Ender laughed, peeled a blade, and tasted it. Sour cinnamon, a hint of citrus, the heaviness of stale breath– the taste was redolent of many things, few of them pleasant, but it was also strong. “This could be addictive.”

“My husband is about to make an allegorical point, Speaker Andrew. Be warned.”

The Ceifeiro laughed shyly. “Didn't San Angelo say that Christ taught the correct way, by likening new things to old?”

“The taste of the grass,” said Ender. “What does it have to do with Novinha?”

“It's very oblique. But I think Novinha tasted something not at all pleasant, but so strong it overcame her, and she could never let go of the flavor.”

“What was it?”

“In theological terms? The pride of universal guilt. It's a form of vanity and egomania. She holds herself responsible for things that could not possibly be her fault. As if she controlled everything, as if other people's suffering came about as punishment for her sins.”

“She blames herself,” said the Aradora, “for Pipo's death.”

“She's not a fool,” said Ender. “She knows it was the piggies, and she knows that Pipo went to them alone. How could it be her fault?”

“When this thought first occurred to me, I had the same objection. But then I looked over the transcripts and the recordings of the events of the night of Pipo's death. There was only one hint of anything– a remark that Libo made, asking Novinha to show him what she and Pipo had been working on just before Pipo went to see the piggies. She said no. That was all– someone else interrupted and they never came back to the subject, not in the Zenador's Station, anyway, not where the recordings could pick it up.”

“It made us both wonder what went on just before Pipo's death, Speaker Andrew,” said the Aradora. “Why did Pipo rush out like that? Had they quarreled over something? Was he angry? When someone dies, a loved one, and your last contact with them was angry or spiteful, then you begin to blame yourself. If only I hadn't said this, if only I hadn't said that.”

“We tried to reconstruct what might have happened that night. We went to the computer logs, the ones that automatically retain working notes, a record of everything done by each person logged on. And everything pertaining to her was completely sealed up. Not just the files she was actually working on. We couldn't even get to the logs of her connect time. We couldn't even find out what files they were that she was hiding from us. We simply couldn't get in. Neither could the Mayor, not with her ordinary overrides–”

The Aradora nodded. “it was the first time anyone had ever locked up public files like that– working files, part of the labor of the colony.”

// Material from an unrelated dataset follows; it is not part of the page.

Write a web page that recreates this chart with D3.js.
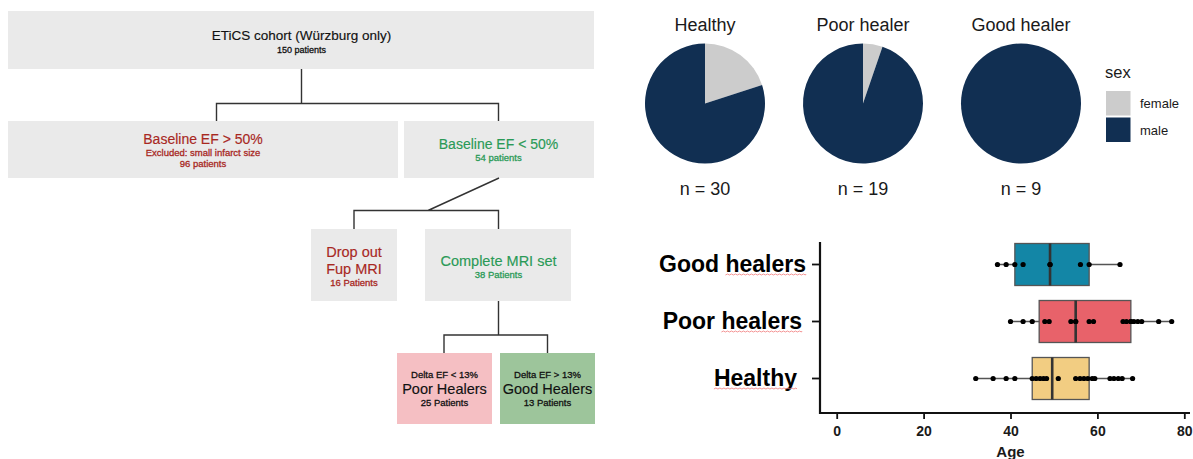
<!DOCTYPE html>
<html>
<head>
<meta charset="utf-8">
<script src="https://cdn.jsdelivr.net/npm/d3@7"></script>
<style>
  html, body { margin: 0; padding: 0; background: #fff; }
  svg { display: block; font-family: "Liberation Sans", Arial, sans-serif; }
</style>
</head>
<body>
<svg id="chart"></svg>
<script>
// ── DATA ────────────────────────────────────────────────────────────────
// flow chart texts
const flowTitles  = ["ETiCS cohort (Würzburg only)", "Baseline EF > 50%", "Baseline EF < 50%",
                     "Drop out", "Complete MRI set", "Poor Healers", "Good Healers"];
const flowCounts  = ["150 patients", "96 patients", "54 patients", "16 Patients",
                     "38 Patients", "25 Patients", "13 Patients"];

// pies (sex per group)
const pieGroups    = ["Healthy", "Poor healer", "Good healer"];
const femaleCounts = [6, 1, 0];
const maleCounts   = [24, 18, 9];
const sexLevels    = ["female", "male"];

// box plot (age)
const boxGroups   = ["Good healers", "Poor healers", "Healthy"];
const whiskerLow  = [37.0, 40.0, 32.0];
const boxQ1       = [41.0, 46.6, 45.0];
const boxMedian   = [49.1, 55.0, 49.6];
const boxQ3       = [58.1, 67.7, 58.1];
const whiskerHigh = [65.2, 77.1, 68.1];
const agesGood    = [37.0, 39.0, 41.0, 42.9, 49.1, 49.1, 56.1, 58.1, 65.2];
const agesPoor    = [40.0, 42.9, 45.0, 47.9, 48.9, 53.9, 55.0, 55.0, 58.1, 59.1,
                     65.9, 66.7, 67.7, 67.7, 68.4, 69.3, 70.2, 74.1, 77.1];
const agesHealthy = [32.0, 36.0, 39.0, 41.0, 45.0, 45.9, 46.8, 47.6, 48.3, 51.0,
                     55.0, 56.0, 56.9, 57.8, 58.8, 59.4, 62.9, 63.8, 64.8, 65.7, 68.1];
const xTicks      = [0, 20, 40, 60, 80];

// ── SETUP ───────────────────────────────────────────────────────────────
const W = 1193, H = 459;
const svg = d3.select("#chart").attr("width", W).attr("height", H);

const RED = "#a8281f", GREEN = "#2a9a57", BOXBG = "#eaeaea", LINE = "#333";

// ── FLOW CHART ──────────────────────────────────────────────────────────
const flow = svg.append("g");
const boxes = [
  { x: 8,   y: 11,  w: 586, h: 58, fill: BOXBG },
  { x: 8,   y: 121, w: 390, h: 57, fill: BOXBG },
  { x: 404, y: 121, w: 190, h: 57, fill: BOXBG },
  { x: 311, y: 229, w: 86,  h: 72, fill: BOXBG },
  { x: 425, y: 229, w: 146, h: 72, fill: BOXBG },
  { x: 397, y: 353, w: 95,  h: 71, fill: "#f5bfc3" },
  { x: 500, y: 353, w: 95,  h: 71, fill: "#9dc59b" }
];
flow.selectAll("rect").data(boxes).join("rect")
  .attr("x", d => d.x).attr("y", d => d.y)
  .attr("width", d => d.w).attr("height", d => d.h)
  .attr("fill", d => d.fill);

const connectors = [
  "M301.5,69V103.5M216.5,121V103.5H498.5V121",
  "M499,178L428,210.5M354,229V210.5H498.5V229",
  "M498.5,301V335M444,353V335H547.5V353"
];
flow.selectAll("path").data(connectors).join("path")
  .attr("d", d => d).attr("fill", "none")
  .attr("stroke", LINE).attr("stroke-width", 1.4);

// text helper; small print gets a hairline stroke so it reads as heavy as the original
function txt(x, y, s, size, color) {
  flow.append("text").attr("x", x).attr("y", y)
    .attr("text-anchor", "middle")
    .style("font-size", size + "px")
    .attr("fill", color)
    .attr("stroke", color).attr("stroke-width", size < 11 ? 0.3 : 0.15)
    .text(s);
}
txt(301.5, 40, flowTitles[0], 13.5, "#111");
txt(301.5, 52.5, flowCounts[0], 9, "#111");
txt(203, 143.5, flowTitles[1], 14, RED);
txt(203, 155.5, "Excluded: small infarct size", 9.5, RED);
txt(203, 166.5, flowCounts[1], 9.5, RED);
txt(498.5, 149, flowTitles[2], 14, GREEN);
txt(498.5, 161, flowCounts[2], 9.5, GREEN);
txt(354, 256.5, flowTitles[3], 14.5, RED);
txt(354, 274, "Fup MRI", 14.5, RED);
txt(354, 286, flowCounts[3], 9.5, RED);
txt(498.5, 265.5, flowTitles[4], 14.5, GREEN);
txt(498.5, 278, flowCounts[4], 9.5, GREEN);
txt(444.5, 377.5, "Delta EF < 13%", 9.5, "#111");
txt(444.5, 394, flowTitles[5], 14.5, "#111");
txt(444.5, 406, flowCounts[5], 9.5, "#111");
txt(547.5, 377.5, "Delta EF > 13%", 9.5, "#111");
txt(547.5, 394, flowTitles[6], 14.5, "#111");
txt(547.5, 406, flowCounts[6], 9.5, "#111");

// ── PIES ────────────────────────────────────────────────────────────────
const sexColor = d3.scaleOrdinal().domain(sexLevels).range(["#cccccc", "#112f52"]);
const pieX = d3.scalePoint().domain(pieGroups).range([705, 1021]);
const pie = d3.pie().sort(null).value(d => d.n);
const arc = d3.arc().innerRadius(0).outerRadius(60);

pieGroups.forEach((grp, i) => {
  const cx = pieX(grp);
  const slices = [
    { sex: "female", n: femaleCounts[i] },
    { sex: "male",   n: maleCounts[i] }
  ];
  const g = svg.append("g").attr("transform", `translate(${cx},103.5)`);
  g.selectAll("path").data(pie(slices)).join("path")
    .attr("d", arc).attr("fill", d => sexColor(d.data.sex));
  svg.append("text").attr("x", cx).attr("y", 30.5)
    .attr("text-anchor", "middle").style("font-size", "18px")
    .attr("fill", "#1a1a1a").text(grp);
  svg.append("text").attr("x", cx).attr("y", 194.5)
    .attr("text-anchor", "middle").style("font-size", "18px")
    .attr("fill", "#1a1a1a").text("n = " + (femaleCounts[i] + maleCounts[i]));
});

// legend
svg.append("text").attr("x", 1105).attr("y", 78)
  .style("font-size", "16.5px").attr("fill", "#1a1a1a").text("sex");
sexLevels.forEach((s, i) => {
  svg.append("rect").attr("x", 1106).attr("y", 91 + i * 26.5)
    .attr("width", 24.5).attr("height", 24.5).attr("fill", sexColor(s));
  svg.append("text").attr("x", 1140).attr("y", 103.5 + i * 26.5)
    .attr("dy", "0.35em").style("font-size", "13px")
    .attr("fill", "#1a1a1a").text(s);
});

// ── BOX PLOT ────────────────────────────────────────────────────────────
const xScale = d3.scaleLinear().domain([0, 80]).range([836.7, 1184.3]);
const yScale = d3.scalePoint().domain(boxGroups).range([264.5, 378.5]);
const boxColor = d3.scaleOrdinal().domain(boxGroups).range(["#1386a6", "#e8626a", "#f2cd82"]);
const agesByGroup = [agesGood, agesPoor, agesHealthy];
const boxH = 42;

const bp = svg.append("g");
boxGroups.forEach((grp, i) => {
  const cy = yScale(grp);
  bp.append("line")
    .attr("x1", xScale(whiskerLow[i])).attr("x2", xScale(whiskerHigh[i]))
    .attr("y1", cy).attr("y2", cy)
    .attr("stroke", "#555").attr("stroke-width", 1.3);
  bp.append("rect")
    .attr("x", xScale(boxQ1[i])).attr("y", cy - boxH / 2)
    .attr("width", xScale(boxQ3[i]) - xScale(boxQ1[i])).attr("height", boxH)
    .attr("fill", boxColor(grp)).attr("stroke", "#555").attr("stroke-width", 1.3);
  bp.append("line")
    .attr("x1", xScale(boxMedian[i])).attr("x2", xScale(boxMedian[i]))
    .attr("y1", cy - boxH / 2).attr("y2", cy + boxH / 2)
    .attr("stroke", "#333").attr("stroke-width", 2.6);
  bp.selectAll(null).data(agesByGroup[i]).join("circle")
    .attr("cx", d => xScale(d)).attr("cy", cy).attr("r", 2.6)
    .attr("fill", "#000");
});

// x axis
svg.append("g").attr("transform", "translate(0,413)")
  .call(d3.axisBottom(xScale).tickValues(xTicks).tickSize(6).tickPadding(7))
  .call(ax => ax.select(".domain").remove())
  .call(ax => ax.selectAll(".tick line").attr("stroke", "#111").attr("stroke-width", 1.8))
  .call(ax => ax.selectAll(".tick text")
    .style("font-family", "Liberation Sans, Arial, sans-serif")
    .style("font-size", "14px").style("font-weight", "bold").attr("fill", "#1a1a1a"));
svg.append("path").attr("d", "M820,413H1190")
  .attr("stroke", "#111").attr("stroke-width", 2.2);
svg.append("text").attr("x", 1010.5).attr("y", 457)
  .attr("text-anchor", "middle").style("font-size", "15px").style("font-weight", "bold")
  .attr("fill", "#1a1a1a").text("Age");

// y axis
svg.append("path").attr("d", "M820,242V414")
  .attr("stroke", "#111").attr("stroke-width", 2.2);
const labelEnd = { "Good healers": 806, "Poor healers": 802, "Healthy": 797 };
boxGroups.forEach(grp => {
  const cy = yScale(grp);
  svg.append("line").attr("x1", 812).attr("x2", 820)
    .attr("y1", cy).attr("y2", cy).attr("stroke", "#111").attr("stroke-width", 1.8);
  const t = svg.append("text").attr("x", labelEnd[grp]).attr("y", cy)
    .attr("dy", "0.34em").attr("text-anchor", "end")
    .style("font-size", "23px").style("font-weight", "bold").attr("fill", "#000");
  const words = grp.split(" ");
  words.forEach((w, k) => {
    t.append("tspan").attr("class", "w" + k).text((k ? " " : "") + w);
  });
  // spell-check squiggle under the last word
  const last = t.select(".w" + (words.length - 1)).node();
  const n = last.getNumberOfChars();
  const start = words.length > 1 ? 1 : 0;
  const x0 = last.getStartPositionOfChar(start).x;
  const x1 = last.getEndPositionOfChar(n - 1).x;
  const yy = cy + 10.5;
  let d = `M${x0},${yy}`;
  for (let x = x0, up = true; x < x1; x += 2, up = !up) d += `L${Math.min(x + 2, x1)},${yy + (up ? -1 : 0)}`;
  svg.append("path").attr("d", d).attr("fill", "none")
    .attr("stroke", "#f07a7a").attr("stroke-width", 0.8);
});
</script>
</body>
</html>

“It was an outrageous thing for her to do. Of course the Mayor could have used emergency override powers, but what was the emergency? We'd have to hold a public hearing, and we didn't have any legal justification. Just concern for her, and the law has no respect for people who pry for someone else's good. Someday perhaps we'll see what's in those files, what it was that passed between them just before Pipo died. She can't erase them because they're public business.”

It didn't occur to Ender that Jane was not listening, that he had shut her out. He assumed that as soon as she heard this, she was overriding every protection Novinha had set up and discovering what was in her files.